Russian inflation is in focus for 2019 as prices began to rise at the end of 2018 and ended the year slightly above the Central Bank of Russia (CBR) target rate of 4%. However, the World Bank says that inflation will remain low this year and growth will be 1.5%, the same as in 2018, according to the multilateral lender’s January 2019 World Economic Outlook.
The US government has threatened to impose “crushing” sanctions on Russia that are scheduled to be considered in the first quarter. The CBR is already in defensive mode, anticipating severe sanctions with pre-emptive rate hikes in September and December at a time when inflationary pressures remained under control.
"Although economic sanctions tightened, Russia experienced relatively low and stable inflation and increased oil production. As a result of robust domestic activity, the Russian economy expanded at a 1.6% pace in the year just ended," according to "Global Economic Prospects. Darkening Skies," the January 2019 World Economic Outlook by the World Bank.
Russian oil production rose to a post-Soviet record high of 11.16mn barrels per day (bpd) last year on an annual average basis, data from its energy ministry showed on January 2.
The World Bank also predicted that oil prices would average $67 in 2019, which is an increase from the $54 average in December, but less than the $75-plus oil prices average for most of the third and fourth quarter of last year. Even at $67 the oil price won’t hurt Russia’s economy badly as the budget currently breaks even at $50, according to BCS Global Markets. Indeed, a slightly lower oil price will help hold inflation down closer to the CBR’s target of 4%.
"Oil prices are projected to be flat, on average, during 2019-21, at $67 per barrel, potentially limiting fiscal and export revenue increases in oil-producing economies," the World Bank analysts say, adding that the uncertainty of the forecasts is high. "Oil prices averaged $68 per barrel (bbl) in 2018, a touch lower than June forecasts but about 30% higher than in 2017," according to the report, cited by Tass.
In 2020 and 2021, the World Bank expects an increase in the growth rate of Russia's GDP to 1.8%. In October, the International Monetary Fund (IMF) raised its forecast for Russia's GDP growth in 2019 by 0.3%, to 1.8%. The IMF maintained its forecast for GDP growth in 2018 at 1.7%. At the same time, the IMF expects inflation in Russia in 2018 at the level of 2.8% due to moderately tight monetary policy.
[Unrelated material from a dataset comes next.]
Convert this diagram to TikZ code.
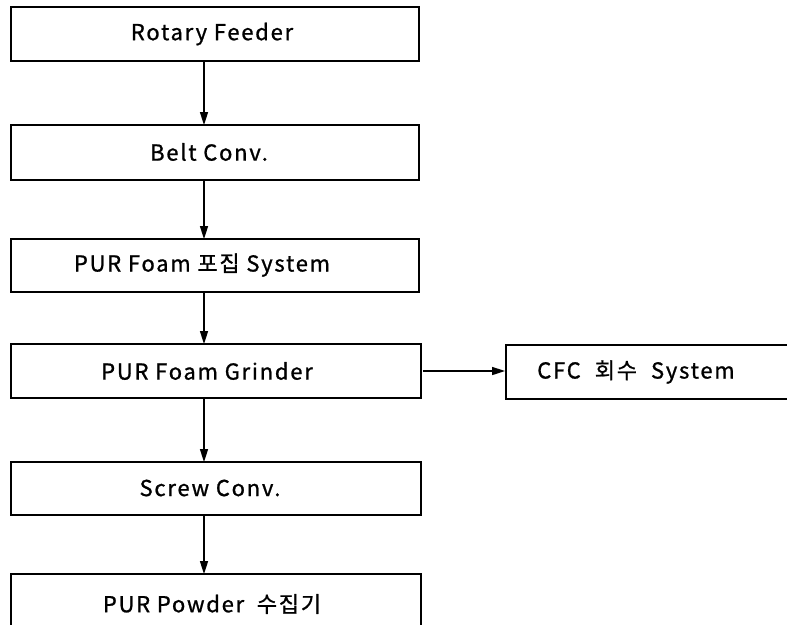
\documentclass[tikz,border=0pt]{standalone}
\usepackage{fontspec}
\setmainfont{Noto Sans CJK KR}[LetterSpace=8,FakeBold=1]
\usetikzlibrary{arrows.meta}
\begin{document}
\begin{tikzpicture}[x=1pt,y=-1pt,
  box/.style={draw,line width=1.6pt,inner sep=0pt},
  lbl/.style={font=\fontsize{22}{24}\selectfont},
  flow/.style={line width=1.6pt,-{Triangle[length=13pt,width=8pt]}}]
\useasboundingbox (0,0) rectangle (787,624);
\clip (0,0) rectangle (787,624);
\fill[white] (0,0) rectangle (787,624);
\draw[box] (11,7) rectangle (419,61);
\draw[box] (11,125) rectangle (419,180);
\draw[box] (11,239) rectangle (419,292);
\draw[box] (11,344) rectangle (421,398);
\draw[box] (506,345) rectangle (820,399);
\draw[box] (11,462) rectangle (421,515);
\draw[box] (11,574) rectangle (421,650);
\node[lbl] (n1) at (212,34) {Rotary Feeder};
\node[lbl] (n2) at (209,152) {Belt Conv.};
\node[lbl] (n3) at (202,265) {PUR Foam 포집 System};
\node[lbl] (n4) at (207,371) {PUR Foam Grinder};
\node[lbl] (n5) at (636,372) {CFC\hspace{14pt}회수\hspace{14pt}System};
\node[lbl] (n6) at (210,488) {Screw Conv.};
\node[lbl] (n7) at (212,604) {PUR Powder\hspace{6pt} 수집기};
\coordinate (a1) at (204,61); \coordinate (b1) at (204,125);
\coordinate (a2) at (204,180); \coordinate (b2) at (204,239);
\coordinate (a3) at (204,292); \coordinate (b3) at (204,344);
\coordinate (a4) at (204,398); \coordinate (b4) at (204,462);
\coordinate (a5) at (204,515); \coordinate (b5) at (204,574);
\coordinate (a6) at (423,371); \coordinate (b6) at (505,371);
\draw[flow] (a1) -- (b1);
\draw[flow] (a2) -- (b2);
\draw[flow] (a3) -- (b3);
\draw[flow] (a4) -- (b4);
\draw[flow] (a5) -- (b5);
\draw[flow] (a6) -- (b6);
\end{tikzpicture}
\end{document}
The government is considerably more optimistic. While the official growth forecast for 2019 is also a low 1.8%, the state is hoping the first effects of the RUB2 trillion a year May Decrees investment programme will start making themselves felt this year and lead to 3%-plus growth from 2020 onwards.
Amongst the many targets Russian President Vladimir Putin set in the decrees is for Russia’s economic growth to outpace global growth. That task has been made easier after the World Bank predicted that global growth will slow to 2.9% in 2019 in its January economic outlook.